Why the U.S. shouldn’t negotiate with Iran
The accusations against Iran seem to be a permanent feature of modern life. Even after every intelligence agency in the U.S. concluded that there was no evidence that Iran was pursuing a nuclear bomb almost every politician and hack scribblerian from Obama on down has been repeating that Iran is pursuing a nuclear bomb.
How can there be a negotiation over something that likely doesn’t exist in the first place? That Iran, even if it were equipped with several nuclear bombs, would be a threat is to enter into the world of pure fantasy. Unless the Iranians are completely suicidal they would never, ever consider using a nuclear weapon against a neighbor -- much less the U.S. -- considering what the consequences would be and they know it.
And that is why I don’t believe we should negotiate with Iran because there is simply nothing to negotiate over. I keep hearing about “The crisis in Iran” but what crisis would that be?
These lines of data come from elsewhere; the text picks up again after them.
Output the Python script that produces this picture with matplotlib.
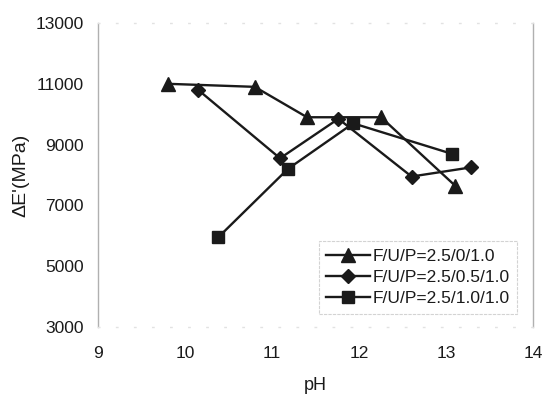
import matplotlib
matplotlib.use("Agg")
import matplotlib.pyplot as plt

plt.rcParams['font.family'] = ['Liberation Sans', 'DejaVu Sans']

# pH values and storage-modulus change for each F/U/P molar ratio
ph_a = [9.80, 10.80, 11.40, 12.25, 13.10]
de_a = [11000, 10900, 9900, 9900, 7650]

ph_b = [10.15, 11.09, 11.76, 12.60, 13.28]
de_b = [10800, 8550, 9850, 7950, 8250]

ph_c = [10.38, 11.18, 11.93, 13.06]
de_c = [5950, 8200, 9700, 8700]

labels = ["F/U/P=2.5/0/1.0", "F/U/P=2.5/0.5/1.0", "F/U/P=2.5/1.0/1.0"]
xticks = [9, 10, 11, 12, 13, 14]
yticks = [3000, 5000, 7000, 9000, 11000, 13000]

fig = plt.figure(figsize=(5.43, 3.94), dpi=100)
ax = fig.add_axes([0.1805, 0.170, 0.802, 0.7716])

line_kw = dict(color="#1a1a1a", linewidth=1.7, markeredgecolor="#1a1a1a",
               markerfacecolor="#1a1a1a")
ax.plot(ph_a, de_a, marker="^", markersize=10, label=labels[0], **line_kw)
ax.plot(ph_b, de_b, marker="D", markersize=7.5, label=labels[1], **line_kw)
ax.plot(ph_c, de_c, marker="s", markersize=8.5, label=labels[2], **line_kw)

ax.set_xlim(9, 14)
ax.set_ylim(3000, 13000)
ax.set_xticks(xticks)
ax.set_yticks(yticks)
ax.tick_params(axis="both", length=0, labelsize=12.5, colors="#1a1a1a")
ax.tick_params(axis="x", pad=14)
ax.tick_params(axis="y", pad=10)

for side in ["left", "right"]:
    ax.spines[side].set_color("#b0b0b0")
    ax.spines[side].set_linestyle((0, (3, 1)))
    ax.spines[side].set_linewidth(1.0)
for side in ["top", "bottom"]:
    ax.spines[side].set_color("#e2e2e2")
    ax.spines[side].set_linestyle((0, (1, 12)))
    ax.spines[side].set_linewidth(1.0)

ax.set_xlabel("pH", fontsize=13, color="#1a1a1a", labelpad=11)
ax.set_ylabel("ΔE'(MPa)", fontsize=14, color="#1a1a1a", labelpad=5)

leg = ax.legend(loc="lower right", bbox_to_anchor=(0.963, 0.043), fontsize=12.5,
                frameon=True, fancybox=False, handlelength=2.5,
                borderpad=0.45, labelspacing=0.35, handletextpad=0.15,
                borderaxespad=0.0)
frame = leg.get_frame()
frame.set_edgecolor("#c8c8c8")
frame.set_linewidth(0.8)
frame.set_linestyle((0, (3, 1)))
for t in leg.get_texts():
    t.set_color("#1a1a1a")

fig.savefig("out.png", dpi=100)
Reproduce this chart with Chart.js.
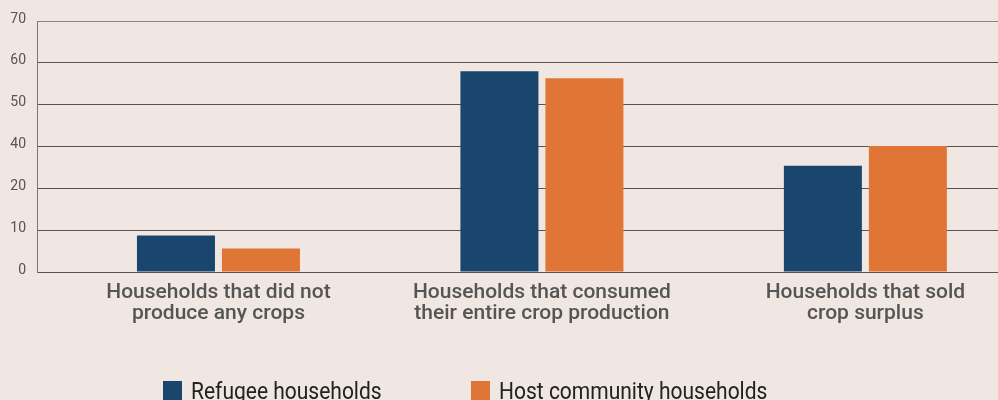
<!DOCTYPE html>
<html>
<head>
<meta charset="utf-8">
<script src="https://cdn.jsdelivr.net/npm/chart.js@4.4.1/dist/chart.umd.min.js"></script>
<style>
  html, body { margin: 0; padding: 0; background: #f0e6e2; overflow: hidden; }
  #wrap { position: relative; width: 998px; height: 400px; }
  #chart { position: absolute; left: 0; top: 0; }
  .legend-box { position: absolute; top: 381px; width: 19px; height: 20px; }
  .legend-text { position: absolute; top: 379px; white-space: nowrap;
    font-family: Roboto, "Noto Sans", sans-serif; font-size: 24px; color: #222; line-height: 1;
    transform: scaleX(0.875); transform-origin: left top; }
</style>
</head>
<body>
<div id="wrap">
  <canvas id="chart" width="998" height="400"></canvas>
  <div id="legend"></div>
</div>
<script>
/* ---------- Data ---------- */
const categories = [
  ["Households that did not", "produce any crops"],
  ["Households that consumed", "their entire crop production"],
  ["Households that sold", "crop surplus"]
];
const refugeeValues = [8.7, 48.0, 25.4];
const hostValues = [5.6, 46.3, 30.1];
const yTickLabels = ["0", "10", "20", "40", "50", "60", "70"];

const seriesNames = ["Refugee households", "Host community households"];
const seriesColors = ["#1a466e", "#e07636"];

/* ---------- Chart ---------- */
const toPoints = (values) => values.map((v, i) => ({ x: i, y: v }));

new Chart(document.getElementById("chart"), {
  type: "bar",
  data: {
    datasets: [
      {
        label: seriesNames[0],
        data: toPoints(refugeeValues),
        backgroundColor: seriesColors[0],
        barPercentage: 0.918,
        categoryPercentage: 0.5255
      },
      {
        label: seriesNames[1],
        data: toPoints(hostValues),
        backgroundColor: seriesColors[1],
        barPercentage: 0.918,
        categoryPercentage: 0.5255
      }
    ]
  },
  options: {
    responsive: false,
    animation: false,
    layout: { padding: { top: 21, left: 0, right: 0, bottom: 0 } },
    plugins: { legend: { display: false }, tooltip: { enabled: false } },
    scales: {
      x: {
        type: "linear",
        offset: false,
        min: -0.561,
        max: 2.41,
        afterBuildTicks: (scale) => {
          scale.ticks = categories.map((_, i) => ({ value: i }));
        },
        afterFit: (scale) => { scale.height = 128; },
        grid: { display: false, offset: false },
        border: { display: true, color: "#555", width: 1 },
        ticks: {
          autoSkip: false,
          maxRotation: 0,
          padding: 2,
          color: "#555",
          font: { family: "Roboto", size: 21, weight: "500", lineHeight: 1.0 },
          callback: (v) => categories[v] || ""
        }
      },
      y: {
        min: 0,
        max: 60,
        afterFit: (scale) => { scale.width = 37; },
        grid: {
          color: (ctx) => (ctx.index === yTickLabels.length - 1 ? "#8a8482" : "#555"),
          lineWidth: 1,
          drawTicks: false
        },
        border: { display: true, color: "#777", width: 1 },
        ticks: {
          stepSize: 10,
          padding: 11,
          labelOffset: -2,
          color: "#555",
          font: { family: "Roboto", size: 14 },
          callback: (v, i) => yTickLabels[i]
        }
      }
    }
  }
});

/* ---------- Legend ---------- */
const legendEl = document.getElementById("legend");
const legendLeft = [163, 471];
seriesNames.forEach((name, i) => {
  const box = document.createElement("div");
  box.className = "legend-box";
  box.style.left = legendLeft[i] + "px";
  box.style.background = seriesColors[i];
  const text = document.createElement("div");
  text.className = "legend-text";
  text.style.left = legendLeft[i] + 28 + "px";
  text.textContent = name;
  legendEl.appendChild(box);
  legendEl.appendChild(text);
});
</script>
</body>
</html>
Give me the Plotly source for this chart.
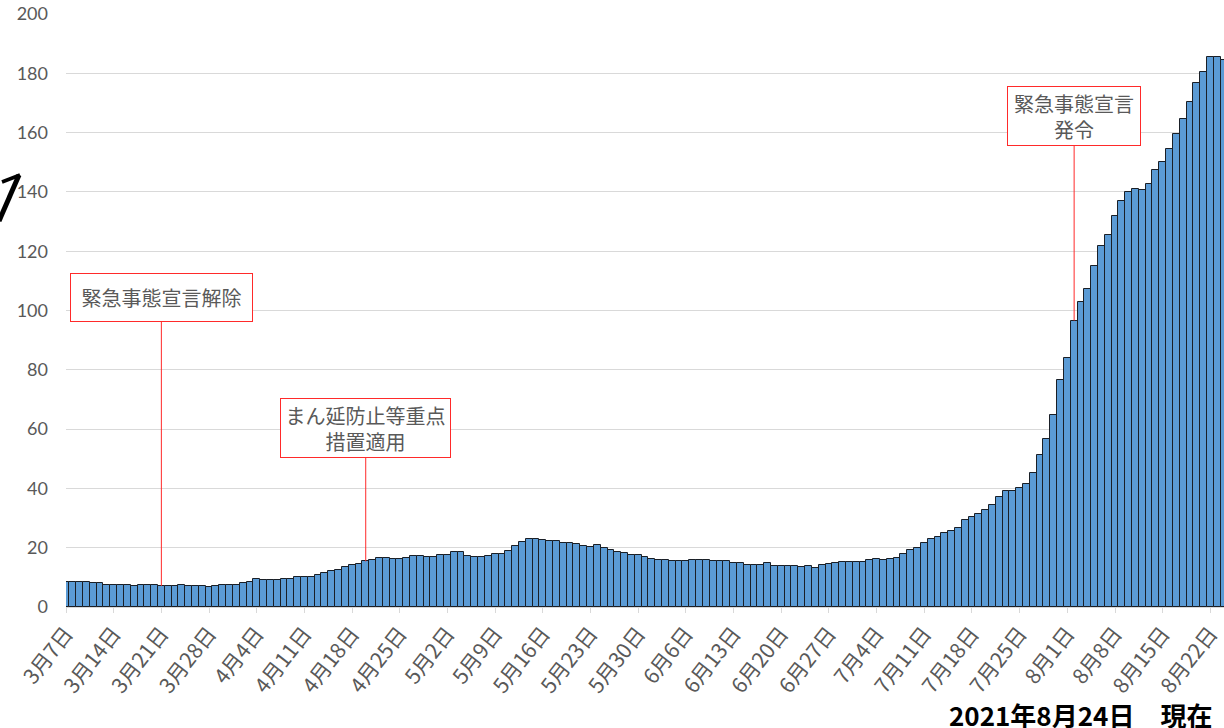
import plotly.graph_objects as go
import pandas as pd

# ---------------- data ----------------
start_date = "2021-03-07"
values = [
    8.3, 8.4, 8.4, 8.4, 8.0, 8.0, 7.5,        # 3/7-
    7.5, 7.5, 7.5, 7.2, 7.5, 7.5, 7.5,        # 3/14-
    7.1, 7.1, 7.1, 7.5, 7.1, 7.1, 7.1,        # 3/21-
    6.7, 7.2, 7.5, 7.5, 7.5, 8.0, 8.4,        # 3/28-
    9.4, 9.0, 9.0, 9.0, 9.4, 9.4, 10.2,       # 4/4-
    10.2, 10.2, 10.7, 11.6, 12.0, 12.4, 13.4, # 4/11-
    14.2, 14.6, 15.4, 15.8, 16.6, 16.6, 16.2, # 4/18-
    16.2, 16.6, 17.2, 17.2, 16.7, 16.7, 17.6, # 4/25-
    17.6, 18.4, 18.4, 17.2, 16.7, 16.7, 17.2, # 5/2-
    18.0, 18.0, 18.9, 20.7, 21.9, 23.1, 23.1, # 5/9-
    22.7, 22.4, 22.4, 21.6, 21.6, 21.1, 20.7, # 5/16-
    20.2, 20.8, 19.8, 19.3, 18.5, 18.1, 17.6, # 5/23-
    17.6, 16.7, 16.3, 15.8, 15.8, 15.4, 15.4, # 5/30-
    15.4, 15.8, 15.8, 15.8, 15.4, 15.4, 15.4, # 6/6-
    14.7, 14.7, 14.3, 14.3, 14.3, 14.7, 13.7, # 6/13-
    13.7, 13.7, 13.7, 13.4, 13.7, 13.3, 14.0, # 6/20-
    14.6, 14.9, 15.3, 15.3, 15.3, 15.3, 15.7, # 6/27-
    16.2, 15.7, 16.2, 16.6, 18.0, 19.3, 19.8, # 7/4-
    21.5, 22.8, 23.7, 24.9, 25.8, 26.7, 29.3, # 7/11-
    30.2, 31.5, 32.8, 34.5, 37.1, 39.2, 39.2, # 7/18-
    40.1, 41.5, 45.3, 51.1, 56.6, 64.9, 76.4, # 7/25-
    84.0, 96.6, 102.7, 107.2, 114.9, 121.7, 125.3,    # 8/1-
    131.9, 137.0, 140.1, 141.0, 140.6, 142.8, 147.5,  # 8/8-
    150.1, 154.6, 159.6, 164.5, 170.3, 176.7, 180.5,  # 8/15-
    185.4, 185.4, 184.6,                              # 8/22-8/24
]
dates = pd.date_range(start_date, periods=len(values), freq="D")

tick_labels = [
    "3月7日", "3月14日", "3月21日", "3月28日", "4月4日", "4月11日", "4月18日",
    "4月25日", "5月2日", "5月9日", "5月16日", "5月23日", "5月30日", "6月6日",
    "6月13日", "6月20日", "6月27日", "7月4日", "7月11日", "7月18日", "7月25日",
    "8月1日", "8月8日", "8月15日", "8月22日",
]
tick_dates = pd.date_range(start_date, periods=len(tick_labels), freq="7D")

y_ticks = [0, 20, 40, 60, 80, 100, 120, 140, 160, 180, 200]

event_dates = ["2021-03-21", "2021-04-20", "2021-08-02"]
event_labels = ["緊急事態宣言解除", "まん延防止等重点<br>措置適用", "緊急事態宣言<br>発令"]

footer_text = "2021年8月24日　現在"

# ---------------- figure ----------------
W, H = 1224, 728
ML, MR, MT, MB = 66, 0, 14, 121
PW, PH = W - ML - MR, H - MT - MB


def px_x(px):
    return (px - ML) / PW


def px_y(py):
    return (H - MB - py) / PH


fig = go.Figure()
fig.add_trace(go.Bar(
    x=dates, y=values,
    marker=dict(color="#5B9BD5", line=dict(color="#1a1f26", width=1)),
    hoverinfo="x+y",
))

# annotation boxes with red leader lines
box_specs = [  # (offset_y of box centre from bar top in px, width, height)
    (-288, 181, 47),
    (-133, 169, 58),
    (-205, 132, 58),
]
val_by_date = {d.strftime("%Y-%m-%d"): v for d, v in zip(dates, values)}
for d, lab, (ay, w, h) in zip(event_dates, event_labels, box_specs):
    fig.add_annotation(
        x=d, y=val_by_date[d], text=lab,
        showarrow=True, arrowhead=0, arrowwidth=1, arrowcolor="#FF2A2A",
        ax=0, ay=ay, standoff=0,
        width=w, height=h, align="center", valign="middle",
        bgcolor="white", bordercolor="#FF2A2A", borderwidth=1, borderpad=0,
        font=dict(family="Noto Sans CJK JP", size=20, color="#595959"),
    )

# footer text
fig.add_annotation(
    xref="paper", yref="paper", x=px_x(1214), y=px_y(714),
    xanchor="right", yanchor="middle", showarrow=False,
    text=f"<b>{footer_text}</b>",
    font=dict(family="Noto Sans CJK JP", size=26, color="black"),
)

# cropped arrow fragment at the left edge ("7"-like stroke)
fig.add_shape(
    type="path", xref="paper", yref="paper",
    path=f"M {px_x(-1)},{px_y(221)} L {px_x(19)},{px_y(175)}",
    line=dict(color="black", width=5),
)
fig.add_shape(
    type="path", xref="paper", yref="paper",
    path=f"M {px_x(2)},{px_y(182)} L {px_x(20)},{px_y(175)}",
    line=dict(color="black", width=3.5),
)

fig.update_layout(
    width=W, height=H,
    margin=dict(l=ML, r=MR, t=MT, b=MB, pad=0, autoexpand=False),
    paper_bgcolor="white", plot_bgcolor="white",
    bargap=0, showlegend=False,
    font=dict(family="Lato, Noto Sans CJK JP", color="#595959"),
)
fig.update_xaxes(
    type="date", automargin=False,
    range=[dates[0], dates[-1]],
    tickmode="array", tickvals=tick_dates, ticktext=tick_labels,
    tickangle=-52,
    tickfont=dict(family="Noto Sans CJK JP", size=21, color="#595959"),
    showgrid=False, showline=True, linecolor="#D9D9D9", linewidth=1,
    ticks="outside", ticklen=5, tickcolor="#D9D9D9",
    zeroline=False,
)
fig.update_yaxes(
    range=[0, 200], tickvals=y_ticks, automargin=False,
    tickfont=dict(family="Lato", size=18, color="#595959"),
    ticklabelstandoff=17,
    showgrid=True, gridcolor="#D9D9D9", gridwidth=1,
    zeroline=False, showline=False, ticks="",
)

fig.write_html(
    "out.html",
    config={"displayModeBar": False},
    post_script="document.body.style.margin='0px';document.body.style.overflow='hidden';",
)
Is Iran threatening to install over 750 military bases around the globe? Is Iran in the process of invading and occupying other nations? Is Iran the largest weapons distributor in the world? Is Iran trying to remove Obama from office? That there is no crisis in Iran other than the election results, which are of no concern to the U.S. or anyone else other than the Iranians, seems to escape the siren call of the crisis mongers.
This is why listening to political speeches makes me crazy. There is no firmament upon which to stand. Everything, the landscape, the sky, the sundering seas, all shift and merge into a kaleidoscope of ever shifting patterns, forever floating through a fog of non-statements and meaningless drivel coating the listener’s brain with gooey ichors reducing our thinking and deductive abilities to a singularity where no light of reason ever escapes its ravening maw.
1 Comments:
Alice in Wonderland is a good guidebook through the thicket of American Politics in the present era.
I had a prof in law school that taught me contracts, she suggested reading Alice in Wonderland to understand contract law.